Dying, disconnecting the drip and oxygen, well, that had been easy compared to this. I left that office still in tears, and shaken, and confused. It took a call to a chap I know who is an expert on burial law to reassure me I was in the right and the registrar was in the wrong. So, gripping my bit of hard won green paper I went to collect mother.

From then on it was real easy, and a delight. The delight grew as the mortuary man wheeled Ma out into the car park for me and slid her into the camper. "Wanted a natural burial meself," he told me, "but the folk there won't dig me in with me football kit on, it's synthetic, you see," he sighed. So up the chimney stack it'll go, polyester and all.

Three days I drove ma around. She went to the beach, and saw her friends, and sat on hilltops gazing at the view. She was a corpse of course, and hard as a brick (rigor mortis, I guess), but the view was really for ME. She was dead, and those last years of suffering were over, for her, but not for me. I was beginning a process of grieving, and accepting, and driving ma around was brilliant. I wish I'd taken her to a lot more places.

There's nothing wrong with having a corpse in the car or van, they don't smell or leak or rot, well, not for quite a while, particularly in our chilly climate. My only problem was I'd laid her under a swathe of flowers on the floor, and had to step over her to get to the bathroom. I couldn't help saying "excuse me, ma, but do shift your foot."
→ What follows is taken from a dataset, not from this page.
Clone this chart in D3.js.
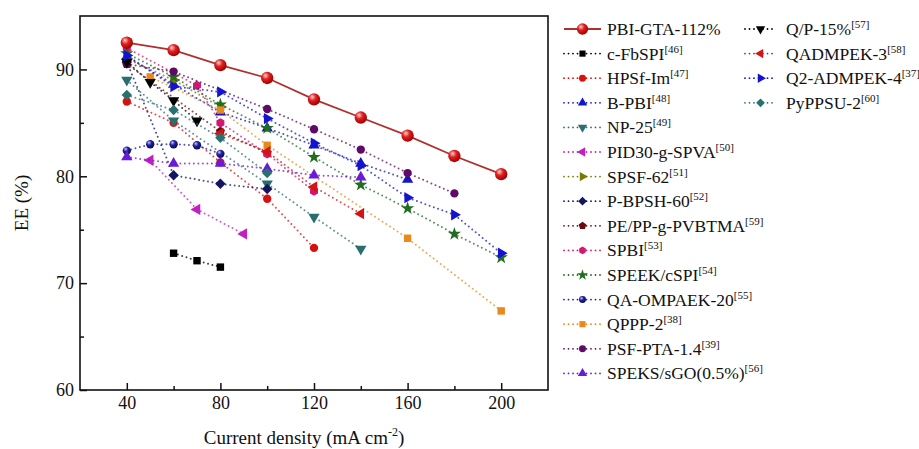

Digging her into the field, when I got her 'oop north,' was exceedingly hard work, and I sneakily got a bit of muscle to shift most of the rock we hit. Didn't do it ALL meself, you see! You'll see on the video I'd cocooned her in a natural cotton sheet and sort of slithered her down into the grave, where she lay at the bottom like a chrysalis. Made me feel good, like she might hatch into a butterfly on some other world, in some other time. Then all the soil went back in, and I learnt how to make lovely mud pies to get the turf to stick back on top like it had never been disturbed. Finally, wheelbarrow in hand, I left ma to it, and wheeled the tools of the trade out of that field, over the tufty grass.

Why did I do it myself? Why so alone? Well, with no close relatives who needs a tombstone that'll stand forgotten in some derelict graveyard. When I die, who'll visit? No, we wanted a natural end, a return to the land, a recycling, in some sort of harmony with nature. Not everyone's cup of tea. But we should all be aware we have the choice... and it is the misinformation that the authorities dole out that, all too often, removes that choice.